Luna Pearl Woolf

Diaphanous Grace (2020)

PRIMAVERA I the wind

from the composer 

Botticelli’s and von Heyl’s Primavera paintings seem to have infinite layers to reveal; each look pulls me deeper, probing for the secret of each detail and gesture. Amid stark contrasts of light, dark and color, a quixotic sense of space and depth, my focus is stretched wide across the foreground. Each iconic figure is shrouded in symbolism, yet their interaction in the scene is enigmatic. Chloris, in mid-abduction, and the three dancing Graces are all draped in translucent folds of gossamer fabric, its motion drawing our gaze into the beauty and vulnerability of their bodies. Chloris will become the spring goddess, Flora, strewing roses, and the Graces’ artless dance is unconcerned with the other figures’ pathos. Together these women, swathed in Diaphanous Grace, are the promise of transformation and new creation. Through the flowing aura of their garments we sense the delicate buds of the unknown, the possibility of an awakening that remains just out of reach. In writing this, my fifth work for unaccompanied cello for Matt Haimovitz, I wanted to begin in that place of suspended, ever-changing transparency – however that may translate into sound – and never let it fall to earth.

Diaphanous Grace was written in fall 2020, and is dedicated to the memory of Ruth Bader Ginsburg.

bio

Canadian-American composer Luna Pearl Woolf has long used her creative voice to advocate for social and political change. Particularly renowned in the field of opera, her music, praised by The New York Times for its “psychological nuances and emotional depth,” is characterized by its dramatic intention, with a penetrating focus on music’s capacity as a storytelling language.

The 2021 GRAMMY-nominated composer-portrait album, LUNA PEARL WOOLF: Fire and Flood, spans several decades of the composer’s work and grapples with such pressing issues as climate change, poverty, zealotry, racism, gender roles and plague, through music that is as is intensely emotional as it is lyrical and complex. The album, released on the PENTATONE Oxingale Series, features The Choir of Trinity Wall Street, NOVUS NY and conductor Julian Wachner, with soloists cellist Matt Haimovitz, soprano Devon Guthrie, mezzo-soprano Elise Quagliata, and Broadway actor Nancy Anderson.
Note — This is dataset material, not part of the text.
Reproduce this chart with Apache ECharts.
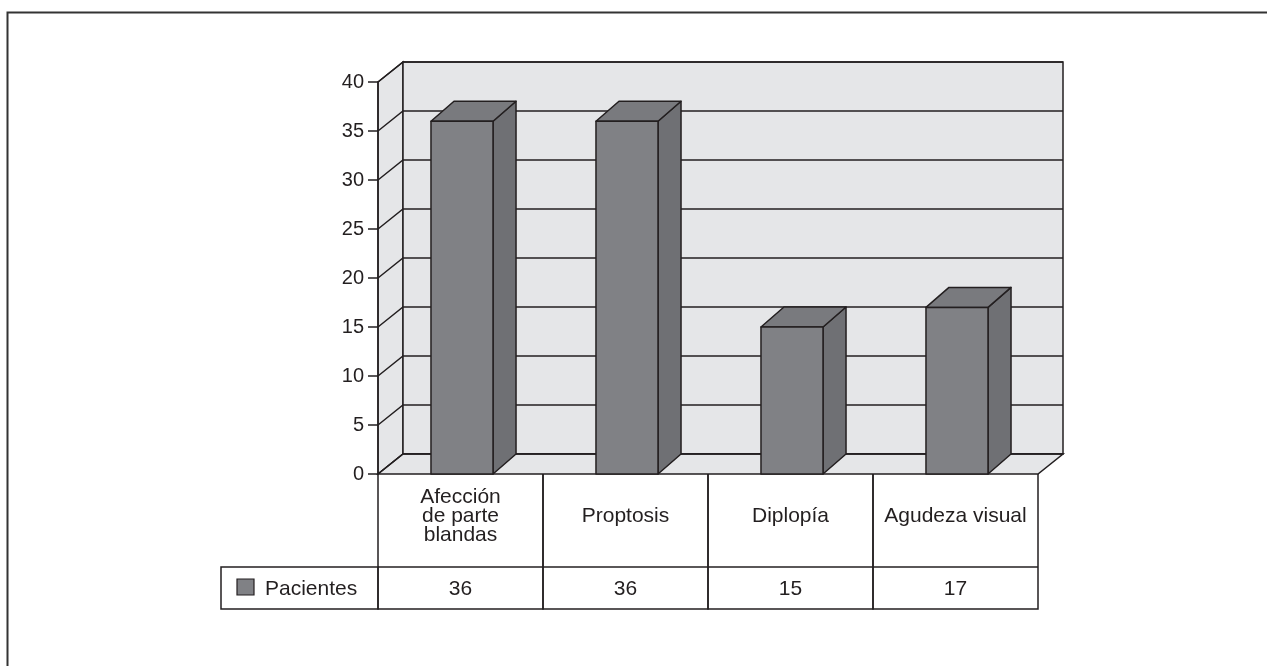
<!DOCTYPE html>
<html>
<head>
<meta charset="utf-8">
<script src="https://cdn.jsdelivr.net/npm/echarts@6/dist/echarts.min.js"></script>
<style>
  html, body { margin: 0; padding: 0; background: #fff; }
  #chart { width: 1267px; height: 666px; }
</style>
</head>
<body>
<div id="chart"></div>
<script>
// data
const categories = ['Afección\nde parte\nblandas', 'Proptosis', 'Diplopía', 'Agudeza visual']
const pacientes = [36, 36, 15, 17]
const seriesName = 'Pacientes'
const yTicks = [0, 5, 10, 15, 20, 25, 30, 35, 40]

const ink = '#231f20'
const wallColor = '#e5e6e8'
const barFront = '#808185'
const barSide = '#6f7074'
const barTop = '#797a7e'
const font = '"Liberation Sans", Arial, sans-serif'

// 3d depth offsets
const wallDx = 25, wallDy = -20
const barDx = 23, barDy = -20
const rowCat = 93, rowVal = 42

const chart = echarts.init(document.getElementById('chart'))

const renderWalls = (params, api) => {
  const cs = params.coordSys
  const x0 = cs.x, x1 = cs.x + cs.width
  const yTop = api.coord([0, 40])[1]
  const yBase = api.coord([0, 0])[1]
  const style = { fill: wallColor, stroke: ink, lineWidth: 1.5 }
  const children = [
    { type: 'polygon', shape: { points: [[x0, yTop], [x0 + wallDx, yTop + wallDy], [x0 + wallDx, yBase + wallDy], [x0, yBase]] }, style },
    { type: 'rect', shape: { x: x0 + wallDx, y: yTop + wallDy, width: x1 - x0, height: yBase - yTop }, style },
    { type: 'polygon', shape: { points: [[x0, yBase], [x0 + wallDx, yBase + wallDy], [x1 + wallDx, yBase + wallDy], [x1, yBase]] }, style }
  ]
  yTicks.forEach(t => {
    const y = api.coord([0, t])[1]
    children.push({ type: 'polyline', shape: { points: [[x0, y], [x0 + wallDx, y + wallDy], [x1 + wallDx, y + wallDy]] }, style: { fill: null, stroke: ink, lineWidth: 1.5 } })
  })
  return { type: 'group', children }
}

const renderBar = (params, api) => {
  const i = api.value(0)
  const v = api.value(1)
  const base = api.coord([i, 0])
  const top = api.coord([i, v])
  const bw = api.size([1, 0])[0] * 0.376
  const xa = base[0] - bw / 2 + 1.5, xb = xa + bw
  const s = { stroke: ink, lineWidth: 1.5, lineJoin: 'round' }
  return {
    type: 'group',
    children: [
      { type: 'polygon', shape: { points: [[xb, top[1]], [xb + barDx, top[1] + barDy], [xb + barDx, base[1] + barDy], [xb, base[1]]] }, style: Object.assign({ fill: barSide }, s) },
      { type: 'polygon', shape: { points: [[xa, top[1]], [xa + barDx, top[1] + barDy], [xb + barDx, top[1] + barDy], [xb, top[1]]] }, style: Object.assign({ fill: barTop }, s) },
      { type: 'rect', shape: { x: xa, y: top[1], width: bw, height: base[1] - top[1] }, style: Object.assign({ fill: barFront }, s) }
    ]
  }
}

const renderTable = (params, api) => {
  const i = api.value(0)
  const v = api.value(1)
  const base = api.coord([i, 0])
  const band = api.size([1, 0])[0]
  const xl = base[0] - band / 2
  const y0 = base[1]
  const line = { fill: null, stroke: ink, lineWidth: 1.5 }
  const txt = { fontFamily: font, fontSize: 21, fill: ink }
  const children = [
    { type: 'polyline', shape: { points: [[xl, y0], [xl, y0 + rowCat + rowVal], [xl + band, y0 + rowCat + rowVal], [xl + band, y0]] }, style: line },
    { type: 'line', shape: { x1: xl, y1: y0 + rowCat, x2: xl + band, y2: y0 + rowCat }, style: line },
    { type: 'text', style: Object.assign({ x: base[0], y: y0 + rowCat / 2 - 4, text: categories[i], align: 'center', verticalAlign: 'middle', lineHeight: 19 }, txt) },
    { type: 'text', style: Object.assign({ x: base[0], y: y0 + rowCat + rowVal / 2 + 1, text: String(v), align: 'center', verticalAlign: 'middle' }, txt) }
  ]
  if (i === 0) {
    const lx = xl - 157
    children.push(
      { type: 'rect', shape: { x: lx, y: y0 + rowCat, width: 157, height: rowVal }, style: line },
      { type: 'rect', shape: { x: lx + 16, y: y0 + rowCat + 12, width: 17, height: 16 }, style: { fill: barFront, stroke: ink, lineWidth: 1.2 } },
      { type: 'text', style: Object.assign({ x: lx + 44, y: y0 + rowCat + rowVal / 2 + 1, text: seriesName, align: 'left', verticalAlign: 'middle' }, txt) }
    )
  }
  return { type: 'group', children }
}

chart.setOption({
  animation: false,
  backgroundColor: '#fff',
  graphic: [{
    type: 'polyline',
    shape: { points: [[7.5, 666], [7.5, 12.5], [1267, 12.5]] },
    style: { fill: null, stroke: '#333', lineWidth: 2 }
  }],
  grid: { left: 378, right: 229, top: 82, bottom: 192, containLabel: false },
  xAxis: {
    type: 'category',
    data: categories,
    axisLine: { show: false },
    axisTick: { show: false },
    axisLabel: { show: false },
    splitLine: { show: false }
  },
  yAxis: {
    type: 'value',
    min: 0,
    max: 40,
    interval: 5,
    z: 10,
    axisLine: { show: true, lineStyle: { color: ink, width: 1.5 } },
    axisTick: { show: true, length: 10, lineStyle: { color: ink, width: 1.5 } },
    axisLabel: { color: ink, fontSize: 20, fontFamily: font, margin: 14 },
    splitLine: { show: false }
  },
  series: [
    {
      type: 'custom',
      name: 'walls',
      z: 1,
      silent: true,
      data: [[0]],
      renderItem: renderWalls
    },
    {
      type: 'custom',
      name: seriesName,
      z: 3,
      data: pacientes.map((v, i) => [i, v]),
      renderItem: renderBar
    },
    {
      type: 'custom',
      name: 'table',
      z: 4,
      silent: true,
      data: pacientes.map((v, i) => [i, v]),
      renderItem: renderTable
    }
  ]
})
</script>
</body>
</html>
Tapestry Opera premiered Woolf’s Jacqueline, about legendary cellist Jacqueline du Pré, with a libretto by Royce Vavrek, in February 2020. The production garnered five nominations and a win in Toronto’s prestigious Dora Awards. Better Gods, about Hawaii’s Queen Lili‘uokalani, was premiered by Washington National Opera. The Pillar was awarded one of Opera America’s inaugural Discovery Grants for female composers. Current
projects include The Limit of the Sun with librettist Andrea Stolowitz and City On Fire with librettist David Van Taylor.

Among Woolf’s most widely-performed works are Après moi, le déluge, written in the aftermath of Hurricane Katrina; and Angel Heart, narrated by Jeremy Irons, recently released worldwide, alongside a new German-language edition with author Cornelia Funke narrating. Other noted collaborators include Dame Evelyn Glennie, Joyce DiDonato, the Brentano String Quartet, Dennis Russell Davies and the Bruckner Orchestra, among many others.

Woolf founded the ground-breaking Oxingale Records with Haimovitz in 2000. Her music can be heard internationally on the PENTATONE Oxingale Series.